- [What the task asks]: Leave out every picture, and retype exactly the lines from the line with "Write the Altair code for this chart." through the line with "week8_err = [40, 67, 35]", both ends included.

- [Information supplied]:
— begin —

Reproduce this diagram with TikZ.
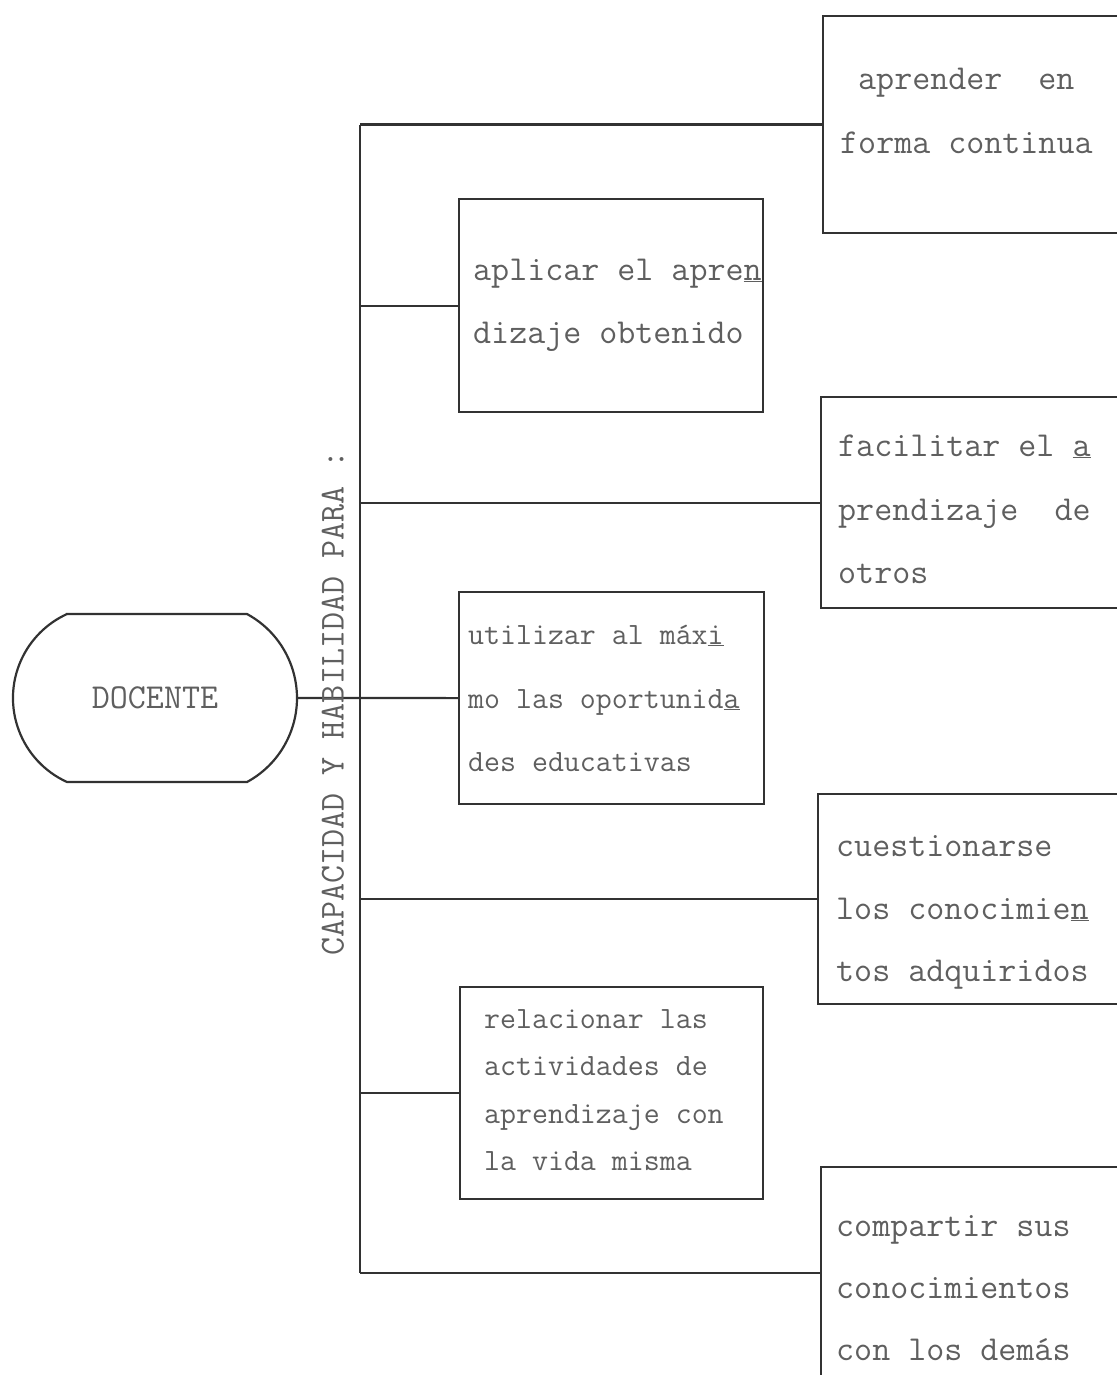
\documentclass[tikz,border=0pt]{standalone}
\usepackage{fontspec}
\definecolor{ink}{RGB}{50,50,50}
\definecolor{txt}{RGB}{95,95,95}
\begin{document}
\begin{tikzpicture}[x=1pt,y=-1pt,
  box/.style={draw=ink, line width=2.2pt, rectangle, inner sep=0pt, anchor=north west},
  lbl/.style={anchor=base west, inner sep=0pt, text=txt, font=\ttfamily\fontsize{35}{35}\selectfont},
  lbls/.style={lbl, font=\ttfamily\fontsize{31}{31}\selectfont},
  link/.style={draw=ink, line width=2.2pt}]
\useasboundingbox (0,0) rectangle (1116,1375);
% boxes
\node[box, minimum width=304pt, minimum height=217pt] (b1) at (822,15) {};
\node[box, minimum width=304pt, minimum height=213pt] (b2) at (458,198) {};
\node[box, minimum width=304pt, minimum height=211pt] (b3) at (820,396) {};
\node[box, minimum width=305pt, minimum height=212pt] (b4) at (458,591) {};
\node[box, minimum width=306pt, minimum height=210pt] (b5) at (817,793) {};
\node[box, minimum width=303pt, minimum height=212pt] (b6) at (459,986) {};
\node[box, minimum width=304pt, minimum height=212pt] (b7) at (820,1166) {};
% DOCENTE
\draw[ink, line width=2.2pt] (67,614) -- (247,614)
  arc[start angle=-61.5, end angle=61.5, radius=95.6]
  -- (67,782)
  arc[start angle=114.5, end angle=245.5, radius=92.3] -- cycle;
\node[text=txt, font=\ttfamily\fontsize{35}{35}\selectfont, minimum width=284pt, minimum height=168pt, inner sep=0pt] (doc) at (155,698) {DOCENTE};
% spine
\coordinate (spx) at (360,0);
\draw[link] (b1.west -| spx) -- (b7.west -| spx);
\foreach \b in {b1,b2,b3,b5,b6,b7} \draw[link] (\b.west) -- (\b.west -| spx);
\draw[link] (doc.east) -- (b4.west);
% vertical label
\node[text=txt, font=\ttfamily\fontsize{35}{35}\selectfont, rotate=90, inner sep=0pt] (cap) at (333,703) {CAPACIDAD Y HABILIDAD PARA :};
% texts
\node[lbl] (t11) at (858,90) {aprender\ \ en};
\node[lbl] (t12) at (840,154) {forma continua};
\node[lbl] (t21) at (473,280) {aplicar el apre\underline{n}};
\node[lbl] (t22) at (473,343) {dizaje obtenido};
\node[lbl] (t31) at (838,456) {facilitar el \underline{a}};
\node[lbl] (t32) at (838,520) {prendizaje\ \ de};
\node[lbl] (t33) at (838,583) {otros};
\node[lbls] (t41) at (468,644) {utilizar al máx\underline{i}};
\node[lbls] (t42) at (468,708) {mo las oportunid\underline{a}};
\node[lbls] (t43) at (468,771) {des educativas};
\node[lbl] (t51) at (836,856) {cuestionarse};
\node[lbl] (t52) at (836,919) {los conocimie\underline{n}};
\node[lbl] (t53) at (836,981) {tos adquiridos};
\node[lbls] (t61) at (484,1028) {relacionar las};
\node[lbls] (t62) at (484,1075) {actividades de};
\node[lbls] (t63) at (484,1123) {aprendizaje con};
\node[lbls] (t64) at (484,1170) {la vida misma};
\node[lbl] (t71) at (836,1236) {compartir sus};
\node[lbl] (t72) at (836,1298) {conocimientos};
\node[lbl] (t73) at (836,1360) {con los demás};
\end{tikzpicture}
\end{document}
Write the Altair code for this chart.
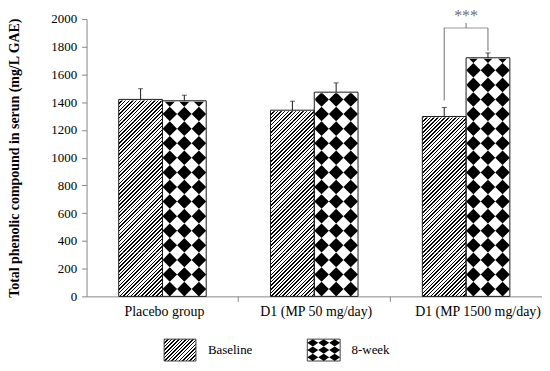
import altair as alt
import pandas as pd

# ---------------- data ----------------
groups = ["Placebo group", "D1 (MP 50 mg/day)", "D1 (MP 1500 mg/day)"]
series = ["Baseline", "8-week"]
baseline = [1420, 1342, 1297]
week8 = [1410, 1472, 1720]
baseline_err = [77, 65, 65]
week8_err = [40, 67, 35]

sig_group = groups[2]
sig_label = "***"
bracket_top = 1935
bracket_left_bottom = 1412
bracket_right_bottom = 1771
bracket_tick_top = 1971

y_ticks = [0, 200, 400, 600, 800, 1000, 1200, 1400, 1600, 1800, 2000]
y_title = "Total phenolic compound in serun (mg/L GAE)"

rows = []
for g, b, be, w, we in zip(groups, baseline, baseline_err, week8, week8_err):
    rows.append({"group": g, "series": series[0], "value": b, "upper": b + be})
    rows.append({"group": g, "series": series[1], "value": w, "upper": w + we})
df = pd.DataFrame(rows)

bdf = pd.DataFrame([{
    "group": sig_group, "left": series[0], "right": series[1],
    "top": bracket_top, "lb": bracket_left_bottom, "rb": bracket_right_bottom,
    "tt": bracket_tick_top, "label": sig_label,
}])
ldf = pd.DataFrame({"series": series})

# ---------------- styling ----------------
W, H = 458, 279
BAR_W = 44.0
PX2DATA = 2000.0 / H
DIA = BAR_W / 3.0
DIA_DATA = DIA * PX2DATA
SEG_DATA = BAR_W * PX2DATA          # square hatch tiles (bar width x bar width)
FONT = "Liberation Serif"
AX = "#868686"
GRAY = "#6f6f6f"
EDGE = "#1a1a1a"
HATCH_FRAC = 0.4


def stripes(w, h, n):
    s = (w + h) / (w * w + h * h)
    stops = []
    for i in range(n):
        a = round(i / n, 6)
        b = round((i + HATCH_FRAC) / n, 6)
        c = round((i + 1) / n, 6)
        stops += [
            {"offset": a, "color": "#000000"},
            {"offset": b, "color": "#000000"},
            {"offset": b, "color": "#ffffff"},
            {"offset": c, "color": "#ffffff"},
        ]
    return {"gradient": "linear", "x1": 0, "y1": 0, "x2": s * w, "y2": s * h, "stops": stops}


x_axis = alt.Axis(
    title=None, labelAngle=0, labelFont=FONT, labelFontSize=14, labelColor="black",
    bandPosition=1, tickSize=5, tickColor=AX, domainColor=AX, labelPadding=3,
    labelOffset={"condition": {"test": f"datum.value === '{groups[2]}'", "value": 12}, "value": 2},
)
x_enc = alt.X("group:N", sort=groups, scale=alt.Scale(paddingInner=0, paddingOuter=0), axis=x_axis)
xoff_scale = alt.Scale(domain=series, paddingInner=0, paddingOuter=0.735)

y_axis = alt.Axis(
    values=y_ticks, format="d", grid=False, title=y_title, titleFont=FONT, titleFontSize=14,
    titleFontWeight="bold", titleColor="black", labelFont=FONT, labelFontSize=13,
    labelColor="black", tickSize=5, labelPadding=5, titlePadding=29,
    domainColor=AX, tickColor=AX,
)


def Y(field):
    return alt.Y(f"{field}:Q", scale=alt.Scale(domain=[0, 2000], nice=False), axis=y_axis)


def XO(field):
    return alt.XOffset(f"{field}:N", scale=xoff_scale)


base = alt.Chart(df)
is8 = f"datum.series === '{series[1]}'"
is0 = f"datum.series === '{series[0]}'"

layers = []
# 8-week: white bar + diamond checker pattern
layers.append(base.transform_filter(is8).mark_bar(fill="white", strokeWidth=0)
              .encode(x=x_enc, xOffset=XO("series"), y=Y("value")))
for dx in (-DIA, 0.0, DIA):
    layers.append(
        base.transform_filter(is8)
        .transform_calculate(ys=f"sequence({DIA_DATA / 2}, datum.value + {DIA_DATA / 2}, {DIA_DATA})")
        .transform_flatten(["ys"])
        .mark_point(shape="diamond", filled=True, fill="black", strokeWidth=0,
                    size=DIA * DIA, opacity=1, xOffset=BAR_W / 2 + dx)
        .encode(x=x_enc, y=Y("ys"))
    )
# Baseline: diagonal hatch, drawn as square tiles stacked up the bar
layers.append(
    base.transform_filter(is0)
    .transform_calculate(seg=f"sequence(0, datum.value, {SEG_DATA})")
    .transform_flatten(["seg"])
    .transform_calculate(seg2=f"datum.seg + {SEG_DATA}")
    .mark_bar(fill=stripes(BAR_W, BAR_W, 24), strokeWidth=0)
    .encode(x=x_enc, xOffset=XO("series"), y=Y("seg"), y2="seg2:Q")
)
# white masks above each bar top (trim the pattern overflow)
layers.append(base.transform_filter(is8)
              .transform_calculate(mtop=f"datum.value + {DIA_DATA + 10}")
              .mark_bar(fill="white", stroke="white", strokeWidth=2)
              .encode(x=x_enc, xOffset=XO("series"), y=Y("value"), y2="mtop:Q"))
layers.append(base.transform_filter(is0)
              .transform_calculate(mtop=f"datum.value + {SEG_DATA + 10}")
              .mark_bar(fill="white", stroke="white", strokeWidth=2)
              .encode(x=x_enc, xOffset=XO("series"), y=Y("value"), y2="mtop:Q"))
# outlines
layers.append(base.mark_bar(fill="white", fillOpacity=0, stroke=EDGE, strokeWidth=1)
              .encode(x=x_enc, xOffset=XO("series"), y=Y("value")))
# error bars
layers.append(base.mark_rule(color=EDGE, strokeWidth=1)
              .encode(x=x_enc, xOffset=XO("series"), y=Y("value"), y2="upper:Q"))
layers.append(base.mark_tick(color=EDGE, thickness=1, size=5)
              .encode(x=x_enc, xOffset=XO("series"), y=Y("upper")))

# significance bracket
bb = alt.Chart(bdf)
layers.append(bb.mark_rule(color=GRAY, strokeWidth=1)
              .encode(x=x_enc, xOffset=XO("left"), y=Y("lb"), y2="top:Q"))
layers.append(bb.mark_rule(color=GRAY, strokeWidth=1)
              .encode(x=x_enc, xOffset=XO("right"), y=Y("rb"), y2="top:Q"))
layers.append(bb.mark_tick(color=GRAY, thickness=1, size=BAR_W)
              .encode(x=x_enc, y=Y("top")))
layers.append(bb.mark_rule(color=GRAY, strokeWidth=1)
              .encode(x=x_enc, y=Y("top"), y2="tt:Q"))
layers.append(bb.mark_text(font=FONT, fontSize=16, color=GRAY, baseline="alphabetic", dy=-2)
              .encode(x=x_enc, y=Y("tt"), text="label:N"))

main = alt.layer(*layers)

# ---------------- legend ----------------
lx = alt.X("series:N", scale=alt.Scale(type="point", domain=series, range=[94, 238.5], padding=0), axis=None)
LY0, LY1 = 322, 344
LYC = (LY0 + LY1) / 2
lrow = (LY1 - LY0) / 3.0
lb = alt.Chart(ldf)
leg = []
leg.append(lb.transform_filter(is0).mark_bar(size=32, fill=stripes(32, LY1 - LY0, 15), stroke="#404040", strokeWidth=1)
           .encode(x=lx, y=alt.value(LY0), y2=alt.value(LY1)))
leg.append(lb.transform_filter(is8).mark_bar(size=33, fill="white", stroke="#404040", strokeWidth=1)
           .encode(x=lx, y=alt.value(LY0), y2=alt.value(LY1)))
for r in (-1, 0, 1):
    for c in (-1, 0, 1):
        leg.append(lb.transform_filter(is8)
                   .mark_point(shape="M-1,0L0,-0.667L1,0L0,0.667Z", size=121, filled=True, fill="black",
                               strokeWidth=0, opacity=1, xOffset=11 * c)
                   .encode(x=lx, y=alt.value(LYC + r * lrow)))
leg.append(lb.mark_text(align="left", baseline="middle", dx=28, font=FONT, fontSize=13, color="black")
           .encode(x=lx, y=alt.value(LYC), text="series:N"))
legend = alt.layer(*leg)

chart = (
    alt.layer(main, legend)
    .resolve_scale(x="independent")
    .properties(width=W, height=H,
                padding={"left": 79, "top": 10, "right": 0, "bottom": 66},
                autosize=alt.AutoSizeParams(type="none"))
    .configure_view(stroke=None)
)

chart.save("out.html", embed_options={"renderer": "svg", "actions": False})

— end —

- [Task response]:
Write the Altair code for this chart.
import altair as alt
import pandas as pd

# ---------------- data ----------------
groups = ["Placebo group", "D1 (MP 50 mg/day)", "D1 (MP 1500 mg/day)"]
series = ["Baseline", "8-week"]
baseline = [1420, 1342, 1297]
week8 = [1410, 1472, 1720]
baseline_err = [77, 65, 65]
week8_err = [40, 67, 35]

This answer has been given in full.